Kartini lahir pada tanggal 21 April 1879 di Jepara. Tanggal kelahirannya tersebut kini diperingati sebagai Hari Kartini, sesuai namanya.
Sebagai anggota keluarga ningrat, Kartini senantiasa mendekatkan diri dengan pribumi di tanah Jawa atau Hindia Belanda, sebutan bagi sebuah wilayah sebelum ada negara Indonesia saat itu.
Bagi sebagian besar masyarakat Indonesia, Kartini identik dengan pejuang pendidikan karena perempuan itu mendirikan sekolah bagi anak-anak perempuan pribumi untuk pertama kalinya di tanah Jawa.
Semakin didalami sejarahnya, semakin banyak ditemukan sisi-sisi yang menjadi keprihatinan dan pikiran-pikiran bernasnya dan tindakannya yang melampaui zaman, melampaui usia dan melampaui batas-batas kewilayahan negeri terjajah.
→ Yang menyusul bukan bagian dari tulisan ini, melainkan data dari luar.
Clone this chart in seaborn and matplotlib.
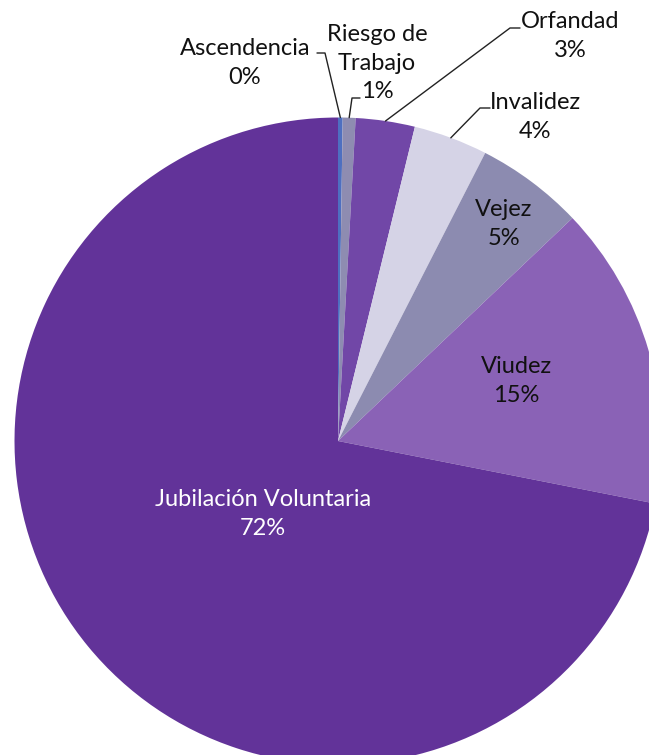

Dalam buku yang ditulis oleh Pramodya Ananta Toer yang judulnya \”Panggil Aku Kartini Saja” (2003), Kartini sebagai keturunan ningrat anak bupati Jepara, Raden Mas Adipati Sosroningrat harus hidup berjarak dan terpisah dengan rakyat jelata.
Namun ia berusaha melepas batas identitas kelas ini dengan cara mencintai, menghargai, memikirkan kesulitan, menghayati kemelaratan dan penderitaan rakyatnya.
Meski Kartini ada dalam kungkungan tradisi feodal yang keras dan tidak memungkinkan dapat bergaul dengan rakyat jelata, pada suatu ketika Kartini masih sanggup menemukan seorang bocah umur enam tahun yang sedang berjualan rumput.
Bocah ini diikuti hingga sampai rumahnya dan Kartini menemukan dua adik si bocah yang dia urus sendiri, karena emaknya pergi bekerja.
Mereka belum makan dan hanya makan nasi sehari satu kali, ketika emaknya pulang mendapatkan upah.
Kartini melihat di luar dirinya begitu banyak derita dan kemelaratan yang dialami rakyat. Ia menuliskan \”seakan udara menggetar oleh ratap tangis, erang dan rintih orang-orang sekelilingku. Dan lebih keras lagi daripada erang dan rintih itu, mendesing dan menderu di kupingku: Kerja! Kerja! Kerja! Perjuangkan kebebasanmu! Baru kemudian kalau kau telah bebaskan dirimu sendiri dengan kerja, dapatlah kau menolong yang lain! Kerja! Kerja! Aku dengar begitu jelas, nampak tertulis di depan mataku…”
Isu-isu gender yang masih menjadi pekerjaan panjang hingga kini
Di penghujung abad XIX Kartini sudah mengobarkan api perlawanan, sebuah perjuangan luar biasa dilakukan oleh perempuan pada zamannya.
Kartini perempuan muda pemberani meski ada dalam lingkaran kuasa tradisi feodal yang membelenggu perempuan, ia tetap melawan pingitan, perkawinan anak, perdagangan perempuan dan anak, poligami, dan pembatasan terhadap ruang gerak perempuan di segala lini kehidupan.
Di antara peliknya situasi perempuan, ia juga memikirkan kesejahteraan rakyat bumiputera, kesehatan maupun pendidikan. Ia tak pernah menyerah untuk mengajarkan cara berfikir kritis terhadap ketidakadilan oleh siapapun dan alasan apapun.
Kartini memperjuangkan pemikirannya dengan penuh tantangan dan rintangan, tanpa iklim yang mendukung kebebasan berekspresi maupun keterbukaan politik seperti sekarang.